Objective:
Working from the top of the listing below, retype each line through the line containing "return (B - (y - OFF)) / ph", both included, with no pictures.

>> BEGIN Dataset content

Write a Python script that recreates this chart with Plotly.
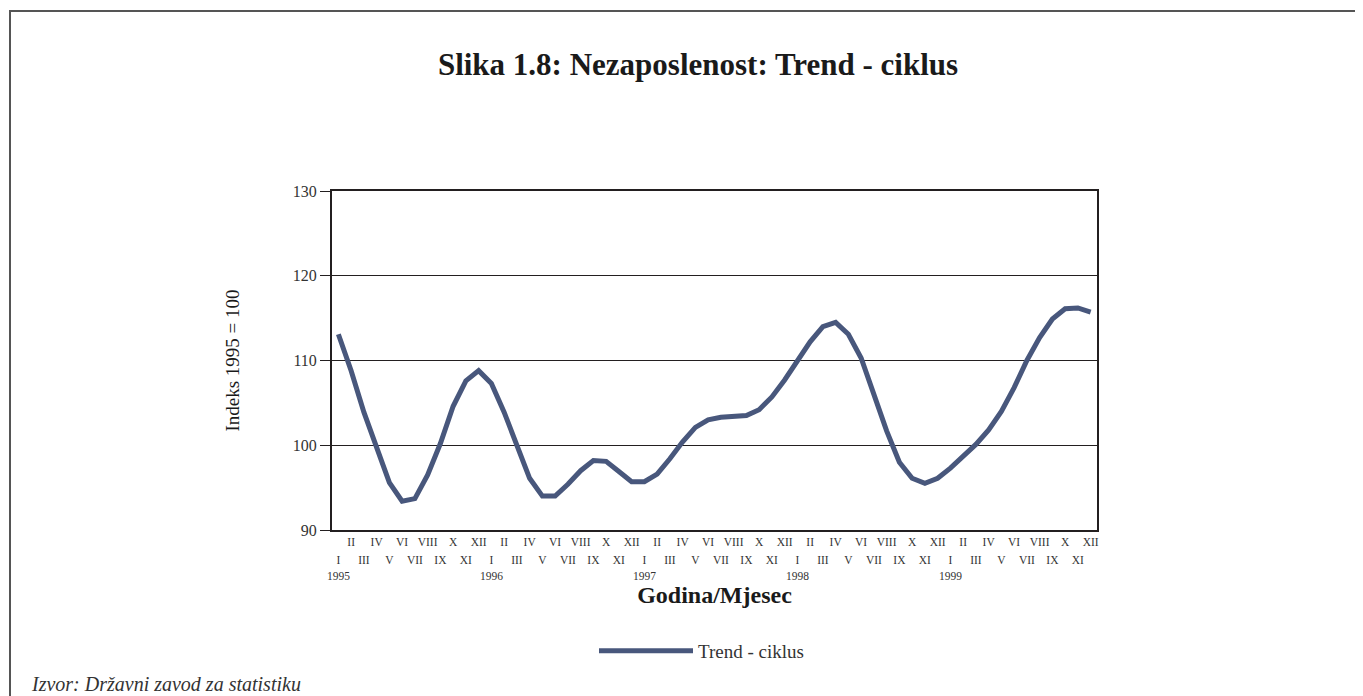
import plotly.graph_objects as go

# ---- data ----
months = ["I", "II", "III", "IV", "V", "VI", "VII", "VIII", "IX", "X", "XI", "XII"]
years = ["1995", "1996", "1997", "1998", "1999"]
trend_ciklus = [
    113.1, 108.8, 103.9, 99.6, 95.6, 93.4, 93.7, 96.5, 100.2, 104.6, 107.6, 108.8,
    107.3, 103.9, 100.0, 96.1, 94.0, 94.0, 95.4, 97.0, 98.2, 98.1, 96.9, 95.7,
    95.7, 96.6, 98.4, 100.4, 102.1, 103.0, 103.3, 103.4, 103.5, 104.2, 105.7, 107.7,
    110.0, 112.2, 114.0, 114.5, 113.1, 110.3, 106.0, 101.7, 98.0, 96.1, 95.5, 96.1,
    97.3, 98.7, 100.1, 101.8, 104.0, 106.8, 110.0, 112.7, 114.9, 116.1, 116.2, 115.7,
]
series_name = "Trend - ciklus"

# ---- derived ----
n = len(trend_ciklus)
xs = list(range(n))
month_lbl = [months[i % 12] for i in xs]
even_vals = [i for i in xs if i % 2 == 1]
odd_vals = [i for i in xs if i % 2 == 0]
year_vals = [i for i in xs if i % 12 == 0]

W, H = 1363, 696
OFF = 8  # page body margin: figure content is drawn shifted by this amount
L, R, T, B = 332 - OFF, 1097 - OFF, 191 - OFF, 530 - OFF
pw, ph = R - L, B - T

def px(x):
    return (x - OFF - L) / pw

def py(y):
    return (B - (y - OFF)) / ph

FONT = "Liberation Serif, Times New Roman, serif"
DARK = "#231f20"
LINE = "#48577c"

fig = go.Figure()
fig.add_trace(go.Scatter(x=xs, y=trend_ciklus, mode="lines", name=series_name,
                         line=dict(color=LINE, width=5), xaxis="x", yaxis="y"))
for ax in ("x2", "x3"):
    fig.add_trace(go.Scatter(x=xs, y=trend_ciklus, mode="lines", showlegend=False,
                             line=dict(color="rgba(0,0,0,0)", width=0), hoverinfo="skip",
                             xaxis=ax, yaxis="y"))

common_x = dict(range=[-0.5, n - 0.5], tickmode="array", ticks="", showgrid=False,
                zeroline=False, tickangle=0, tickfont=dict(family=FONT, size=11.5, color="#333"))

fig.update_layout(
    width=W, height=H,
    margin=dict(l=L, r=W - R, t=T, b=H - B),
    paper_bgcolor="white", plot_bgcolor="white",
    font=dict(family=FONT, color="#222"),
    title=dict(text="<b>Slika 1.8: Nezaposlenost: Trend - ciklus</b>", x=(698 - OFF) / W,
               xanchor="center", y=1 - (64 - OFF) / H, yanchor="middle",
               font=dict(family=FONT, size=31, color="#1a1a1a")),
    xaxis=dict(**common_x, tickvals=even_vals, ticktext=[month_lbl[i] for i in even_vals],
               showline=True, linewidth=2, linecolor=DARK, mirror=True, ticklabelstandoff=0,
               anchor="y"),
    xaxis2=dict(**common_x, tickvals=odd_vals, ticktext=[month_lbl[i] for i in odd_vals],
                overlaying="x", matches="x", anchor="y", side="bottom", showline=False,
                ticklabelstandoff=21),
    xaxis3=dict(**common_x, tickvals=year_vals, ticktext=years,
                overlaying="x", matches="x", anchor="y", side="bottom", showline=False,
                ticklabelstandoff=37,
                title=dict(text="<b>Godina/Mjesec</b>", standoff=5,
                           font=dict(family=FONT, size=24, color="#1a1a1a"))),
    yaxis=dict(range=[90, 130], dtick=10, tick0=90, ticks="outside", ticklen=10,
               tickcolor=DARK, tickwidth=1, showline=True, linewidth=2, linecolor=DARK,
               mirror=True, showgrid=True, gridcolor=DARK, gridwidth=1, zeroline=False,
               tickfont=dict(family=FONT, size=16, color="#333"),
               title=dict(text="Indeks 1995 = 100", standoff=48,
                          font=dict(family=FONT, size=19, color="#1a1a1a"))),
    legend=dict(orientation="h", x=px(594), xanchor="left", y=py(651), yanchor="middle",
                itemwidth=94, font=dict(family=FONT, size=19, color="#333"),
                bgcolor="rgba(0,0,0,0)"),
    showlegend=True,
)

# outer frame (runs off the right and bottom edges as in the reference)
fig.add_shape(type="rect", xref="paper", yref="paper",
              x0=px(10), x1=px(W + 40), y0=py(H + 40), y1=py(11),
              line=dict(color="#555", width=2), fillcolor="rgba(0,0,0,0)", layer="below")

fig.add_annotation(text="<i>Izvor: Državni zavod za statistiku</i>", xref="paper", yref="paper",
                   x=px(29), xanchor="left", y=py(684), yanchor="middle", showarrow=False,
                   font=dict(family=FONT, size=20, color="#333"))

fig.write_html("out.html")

>> END Dataset content

Exercise answer:
Write a Python script that recreates this chart with Plotly.
import plotly.graph_objects as go

# ---- data ----
months = ["I", "II", "III", "IV", "V", "VI", "VII", "VIII", "IX", "X", "XI", "XII"]
years = ["1995", "1996", "1997", "1998", "1999"]
trend_ciklus = [
    113.1, 108.8, 103.9, 99.6, 95.6, 93.4, 93.7, 96.5, 100.2, 104.6, 107.6, 108.8,
    107.3, 103.9, 100.0, 96.1, 94.0, 94.0, 95.4, 97.0, 98.2, 98.1, 96.9, 95.7,
    95.7, 96.6, 98.4, 100.4, 102.1, 103.0, 103.3, 103.4, 103.5, 104.2, 105.7, 107.7,
    110.0, 112.2, 114.0, 114.5, 113.1, 110.3, 106.0, 101.7, 98.0, 96.1, 95.5, 96.1,
    97.3, 98.7, 100.1, 101.8, 104.0, 106.8, 110.0, 112.7, 114.9, 116.1, 116.2, 115.7,
]
series_name = "Trend - ciklus"

# ---- derived ----
n = len(trend_ciklus)
xs = list(range(n))
month_lbl = [months[i % 12] for i in xs]
even_vals = [i for i in xs if i % 2 == 1]
odd_vals = [i for i in xs if i % 2 == 0]
year_vals = [i for i in xs if i % 12 == 0]

W, H = 1363, 696
OFF = 8  # page body margin: figure content is drawn shifted by this amount
L, R, T, B = 332 - OFF, 1097 - OFF, 191 - OFF, 530 - OFF
pw, ph = R - L, B - T

def px(x):
    return (x - OFF - L) / pw

def py(y):
    return (B - (y - OFF)) / ph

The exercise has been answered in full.